Pour l’ISI, il fallait former des collaborateurs afghans capables de construire et de diriger un Etat vassal après la guerre. Les services ont d’abord choisi Gulbuddin Hekmatyar, le dirigeant du groupe ultraradical Hezb-i-Islami, mais celui-ci ne disposait que de peu de soutiens internes et il a été lâché quand sont apparus les talibans [4]. Ceux-ci constituaient une réponse afghane authentique à la corruption des groupes de la résistance.
Les mollahs qui lancèrent le mouvement disposaient d’une réelle base locale, contrairement à Hekmatyar, mais cela seul ne leur aurait jamais permis de vaincre. Et leur victoire ne doit pas grand-chose aux étudiants des madrassas (les écoles religieuses). Ils n’ont pu vaincre que grâce à l’ISI et à l’armée pakistanaise, qui leur a fourni des armes, un soutien logistique et des hommes - pas seulement des militaires pakistanais, mais aussi des officiers et des soldats de l’ancienne armée communiste, désormais enrôlés par l’ISI.
D’autre part, l’ISI a utilisé l’argent de l’aide américaine pour s’assurer une base solide à l’intérieur des institutions de l’armée et de la bureaucratie pakistanaises. L’ISI a continué à échapper à tout contrôle, aussi bien durant les régimes civils de Mme Benazir Bhutto (1993-1996) et de M. Nawaz Sharif (1997-1999) que sous les dictatures militaires.
En février 1999, M. Nawaz Sharif a lancé une offensive de paix en direction de l’Inde, qui a culminé à Lahore, lors de sa rencontre au sommet avec le premier ministre Atul Behari Vajpayee. Il a ainsi soulevé une forte opposition au sein de l’ISI et parmi ses alliés du haut commandement, dirigés par le général Mohammed Aziz.
L’offensive de Kargil au mois de mai, une violation flagrante de la ligne de cessez-le-feu au Cachemire, visait à saboter cette ouverture de paix. Le président Nawaz Sharif ne fut consulté qu’à la dernière minute, alors même qu’il était déjà trop tard pour arrêter l’offensive. Il finit par faire prévaloir ses vues en obtenant un retrait des éléments pakistanais en août 1999, malgré les violentes protestations de l’armée et de l’ISI. Un bras de fer devait s’ensuivre, qui aboutit à la destitution du président par un coup d’Etat.
Bien qu’il ait promis des élections pour 2002, il semble que le président Mucharraf s’accommode désormais de son rôle largement représentatif et que les éléments les plus intransigeants de l’armée, avec leurs alliés de l’islamisme militant, resteront la force centrale au Pakistan.

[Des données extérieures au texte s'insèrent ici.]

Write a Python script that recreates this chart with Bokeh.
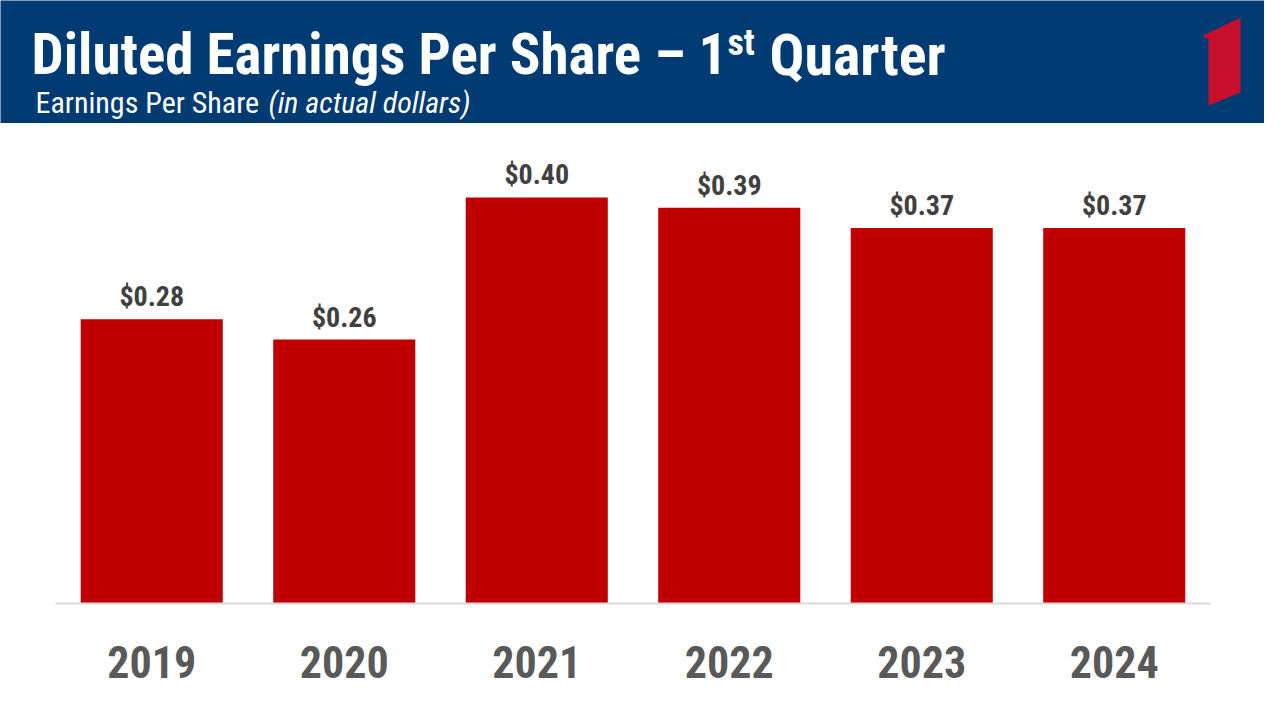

Les pressions américaines pour une coopération militaire et de renseignement dans la poursuite de M. Oussama Ben Laden ont attisé les tensions déjà vives au sein du régime militaire. Si le président Mucharraf s’engage trop avant pour répondre aux demandes américaines, il pourrait être renversé par un coup d’Etat. Mais le scénario le plus probable est qu’il accorde le minimum de ce que demandent les Etats-Unis - en échange du maximum de concessions (il vient déjà d’arracher la levée des sanctions américaines qui frappaient Islamabad) - tout en évitant une confrontation avec les éléments les plus durs. Il fermera probablement les yeux sur la poursuite du soutien clandestin de l’ISI aux talibans. Islamabad n’est pas prêt à renoncer à son but de transformer l’Afghanistan en un Etat satellite et à réaliser ainsi les rêves du dictateur Zia Ul Haq d’un « réalignement stratégique » dans la région.